The augmented MDP \(\mathcal{M} \otimes \mathcal{A}\) is defined as: - Augmented state space \(\mathcal{S}' = Q \times \mathcal{S}\) - Transition probabilities unchanged; rewards produced by the monitor - Theorem 4: Markov policies on the augmented MDP suffice to optimally capture non-Markovian objectives

Loss & Training¶

The proposed method is algorithm-agnostic: - Discrete environments (Toy, Safety Gridworlds): tabular Q-learning - Continuous environments (Classic, Box2D): PPO - Reward convergence detection uses exponential moving average with span=32 and tolerance adapted to \([0.002, 0.02]\)

Key Experimental Results¶

Main Results¶

Comparison across 12 Gymnasium/DeepMind environments using three reward sources: handcrafted reward (Base), Boolean monitor (Boolean), and quantitative monitor (Quant.).

Environment Category	Environment	Base Task Completion	Boolean Task Completion	Quant. Task Completion
Classic	Acrobot	99.07%	4.84%	94.77%
Classic	Mountain Car	39.82%	37.04%	42.28%
Classic	Pendulum	74.39%	45.03%	72.11%
Toy	Frozen Lake	58.86%	62.16%	58.96%
Toy	Cliff Walking	85.33%	84.38%	84.95%
Safety	Sokoban	50.23%	52.00%	53.15%
Box2D	Bipedal Walker	16.78%	7.43%	14.43%
Box2D	Lunar Lander	57.45%	43.44%	45.61%

Ablation Study¶

Configuration	Key Observation	Note
Quantitative vs.

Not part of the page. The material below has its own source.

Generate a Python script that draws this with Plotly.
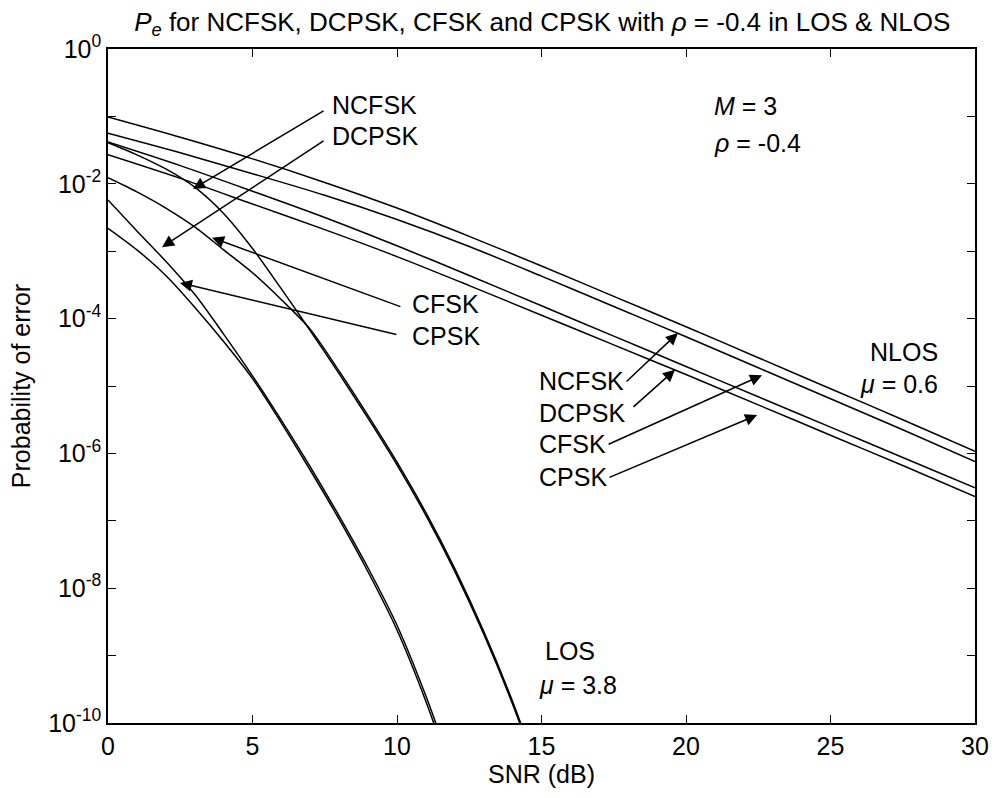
import numpy as np
import plotly.graph_objects as go

# ---------------- data ----------------
# NLOS (mu = 0.6): SNR in dB and log10(Pe)
snr_nlos = [0, 2.5, 5, 7.5, 10, 12.5, 15, 17.5, 20, 22.5, 25, 27.5, 30]
log_pe_ncfsk_nlos = [-1.01, -1.31, -1.63, -1.98, -2.36, -2.78, -3.22, -3.67, -4.12, -4.58, -5.04, -5.50, -5.97]
log_pe_cfsk_nlos = [-1.25, -1.54, -1.85, -2.17, -2.53, -2.93, -3.37, -3.82, -4.27, -4.73, -5.19, -5.65, -6.12]
log_pe_dcpsk_nlos = [-1.38, -1.73, -2.11, -2.50, -2.92, -3.36, -3.81, -4.26, -4.71, -5.16, -5.61, -6.06, -6.51]
log_pe_cpsk_nlos = [-1.57, -1.92, -2.30, -2.68, -3.08, -3.51, -3.95, -4.39, -4.83, -5.28, -5.73, -6.18, -6.64]

# LOS (mu = 3.8)
snr_los_fsk = [0, 1, 2, 3, 4, 5, 6, 7, 8, 9, 10, 11, 12, 13, 14, 15]
log_pe_ncfsk_los = [-1.39, -1.57, -1.78, -2.05, -2.44, -2.96, -3.56, -4.18, -4.82, -5.48, -6.17, -6.92, -7.75, -8.68, -9.72, -10.9]
log_pe_cfsk_los = [-1.91, -2.12, -2.36, -2.64, -2.98, -3.32, -3.72, -4.16, -4.78, -5.44, -6.13, -6.88, -7.71, -8.64, -9.68, -10.86]
snr_los_psk = [0, 1, 2, 3, 4, 5, 6, 7, 8, 9, 10, 11, 12]
log_pe_dcpsk_los = [-2.24, -2.70, -3.15, -3.64, -4.23, -4.85, -5.51, -6.20, -6.93, -7.70, -8.55, -9.60, -10.8]
log_pe_cpsk_los = [-2.66, -2.98, -3.36, -3.83, -4.34, -4.89, -5.55, -6.25, -6.98, -7.76, -8.62, -9.68, -10.9]

x_ticks = [0, 5, 10, 15, 20, 25, 30]
y_tick_exps = [0, -1, -2, -3, -4, -5, -6, -7, -8, -9, -10]

FONT = "Liberation Sans, Arial, Helvetica, sans-serif"
TXT = 25

fig = go.Figure()
series = [
    ("NCFSK NLOS", snr_nlos, log_pe_ncfsk_nlos),
    ("CFSK NLOS", snr_nlos, log_pe_cfsk_nlos),
    ("DCPSK NLOS", snr_nlos, log_pe_dcpsk_nlos),
    ("CPSK NLOS", snr_nlos, log_pe_cpsk_nlos),
    ("NCFSK LOS", snr_los_fsk, log_pe_ncfsk_los),
    ("CFSK LOS", snr_los_fsk, log_pe_cfsk_los),
    ("DCPSK LOS", snr_los_psk, log_pe_dcpsk_los),
    ("CPSK LOS", snr_los_psk, log_pe_cpsk_los),
]
for name, xs, ls in series:
    fig.add_trace(go.Scatter(
        x=xs, y=10.0 ** np.array(ls), mode="lines", name=name,
        line=dict(color="black", width=1.5, shape="spline", smoothing=0.8),
        showlegend=False,
    ))

annotations = []
# arrows: (tail_x, tail_log10y, tip_x, tip_log10y)
arrows = [
    (7.51, -0.905, 2.94, -2.077),   # NCFSK LOS
    (7.51, -1.35, 1.87, -2.94),     # DCPSK LOS
    (10.17, -3.83, 3.60, -2.80),    # CFSK LOS
    (10.03, -4.24, 2.49, -3.47),    # CPSK LOS
    (17.89, -4.955, 19.72, -4.214), # NCFSK NLOS
    (18.13, -5.33, 19.62, -4.76),   # DCPSK NLOS
    (17.27, -5.875, 22.63, -4.84),  # CFSK NLOS
    (17.30, -6.365, 22.46, -5.43),  # CPSK NLOS
]
for tx, ty, hx, hy in arrows:
    annotations.append(dict(
        x=hx, y=hy, ax=tx, ay=ty, xref="x", yref="y", axref="x", ayref="y",
        text="", showarrow=True, arrowhead=2, arrowsize=1.6, arrowwidth=1.5,
        arrowcolor="black", standoff=0, startstandoff=0,
    ))

labels = [
    ("NCFSK", 7.68, -0.83),
    ("DCPSK", 7.68, -1.29),
    ("CFSK", 10.45, -3.78),
    ("CPSK", 10.45, -4.26),
    ("NCFSK", 14.84, -4.93),
    ("DCPSK", 14.84, -5.40),
    ("CFSK", 14.84, -5.86),
    ("CPSK", 14.84, -6.35),
    ("<i>M</i> = 3", 20.9, -0.85),
    ("<i>ρ</i> = -0.4", 20.9, -1.40),
    ("NLOS", 26.3, -4.50),
    ("<i>μ</i> = 0.6", 25.95, -4.97),
    ("LOS", 15.05, -8.93),
    ("<i>μ</i> = 3.8", 14.84, -9.44),
]
for txt, x, y in labels:
    annotations.append(dict(
        x=x, y=y, xref="x", yref="y", text=txt, showarrow=False,
        xanchor="left", yanchor="middle", font=dict(family=FONT, size=TXT, color="black"),
    ))

fig.update_layout(
    width=995, height=798,
    margin=dict(l=108, r=20, t=49, b=75, autoexpand=False),
    paper_bgcolor="white", plot_bgcolor="white",
    font=dict(family=FONT, size=TXT, color="black"),
    title=dict(
        text="<i>P<sub>e</sub></i> for NCFSK, DCPSK, CFSK and CPSK with <i>ρ</i> = -0.4 in LOS &amp; NLOS",
        x=0.545, xanchor="center", y=0.973, yanchor="middle",
        font=dict(family=FONT, size=26, color="black"),
    ),
    annotations=annotations,
)
fig.update_xaxes(
    range=[0, 30], tickvals=x_ticks, ticktext=[str(v) for v in x_ticks],
    ticks="inside", ticklen=8, tickwidth=1, tickcolor="black",
    showline=True, linecolor="black", linewidth=1.5, mirror="allticks",
    showgrid=False, zeroline=False, ticklabeloverflow="allow",
    title=dict(text="SNR (dB)", standoff=4, font=dict(family=FONT, size=TXT)),
    tickfont=dict(family=FONT, size=TXT),
)
fig.update_yaxes(
    type="log", range=[-10, 0],
    tickvals=[10.0 ** e for e in y_tick_exps],
    ticktext=[("10<sup>%d</sup>" % e) if e % 2 == 0 else "" for e in y_tick_exps],
    ticks="inside", ticklen=8, tickwidth=1, tickcolor="black",
    showline=True, linecolor="black", linewidth=1.5, mirror="allticks",
    showgrid=False, zeroline=False, ticklabeloverflow="allow",
    title=dict(text="Probability of error", standoff=10, font=dict(family=FONT, size=TXT)),
    tickfont=dict(family=FONT, size=TXT),
)

fig.write_html(
    "out.html",
    config={"displayModeBar": False},
    post_script="document.body.style.margin='0';document.body.style.overflow='hidden';",
)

Boolean semantics	Quantitative consistently ≥ Boolean	Quantitative semantics provides denser signals
Classic/Box2D gap > Toy/Grid	Continuous spaces benefit more	Quantitative distance metrics more effective in continuous environments
Safety specification global override	Safety Gridworlds safety consistently enforced	All rewards blocked after safety violation
Convergence speed	Frozen Lake: 29 vs. 45	Quantitative monitor can converge faster

Key Findings¶

Quantitative monitors consistently ≥ Boolean monitors: Across all 12 environments, the quantitative monitor's task completion rate either exceeds or matches that of the Boolean monitor.
Significant advantage in Classic/Box2D: In continuous state spaces, quantitative distance metrics (e.g., angular proximity, positional proximity) offer qualitative improvements over Boolean "reached/not reached" signals.
Outperforms handcrafted rewards in some environments: In Mountain Car, the quantitative monitor (42.28%) surpasses the handcrafted reward (39.82%), as quantitative specifications can simultaneously encode position and velocity objectives.
Linear construction overhead: The number of QRM states and transitions grows linearly with formula size, confirming practical applicability.

Highlights & Insights¶

Elegant integration of formal methods and RL: Users only need to write high-level temporal logic formulas; the system automatically generates dense rewards, replacing tedious manual reward engineering.
Natural densification via quantitative semantics: No additional reward shaping or hindsight experience replay (HER) is required—quantitative semantics inherently produces dense signals.
Safety-first design philosophy: The mechanism of globally overriding all rewards upon safety specification violation is both simple and effective.
Natural support for non-Markovian objectives: By including monitor states in the augmented MDP state, non-Markovian objectives are Markovianized.
Linear construction complexity: The linear relationship with formula size ensures practical usability.

Limitations & Future Work¶

Quantitative atom design still requires domain knowledge: Although the monitor is constructed automatically, the quantitative labeling function \(\mathcal{L}(s)(p)\) still requires manual definition.
Limited advantage in small discrete environments: In Toy/Grid environments, quantitative distance may guide agents toward high-reward but suboptimal regions.
Discounted temporal logic unexplored: Discounted LTL could potentially further improve performance on long-horizon tasks.
Multi-agent settings not addressed: The authors note that ATLf[F] could extend the approach to multi-agent scenarios.
Lack of large-scale environment validation: The test environments are relatively simple; validation on complex benchmarks such as Atari or MuJoCo has not been conducted.

Rating¶

Novelty: ⭐⭐⭐⭐ — The idea of synthesizing reward monitors via quantitative temporal logic is novel and mathematically grounded.
Experimental Thoroughness: ⭐⭐⭐⭐ — 12 environments, 3 baselines, and detailed fluent definitions.
Writing Quality: ⭐⭐⭐⭐⭐ — Formally rigorous, proofs complete, appendix extremely detailed.
Value: ⭐⭐⭐⭐ — Provides a mathematically principled automated solution for reward design in RL.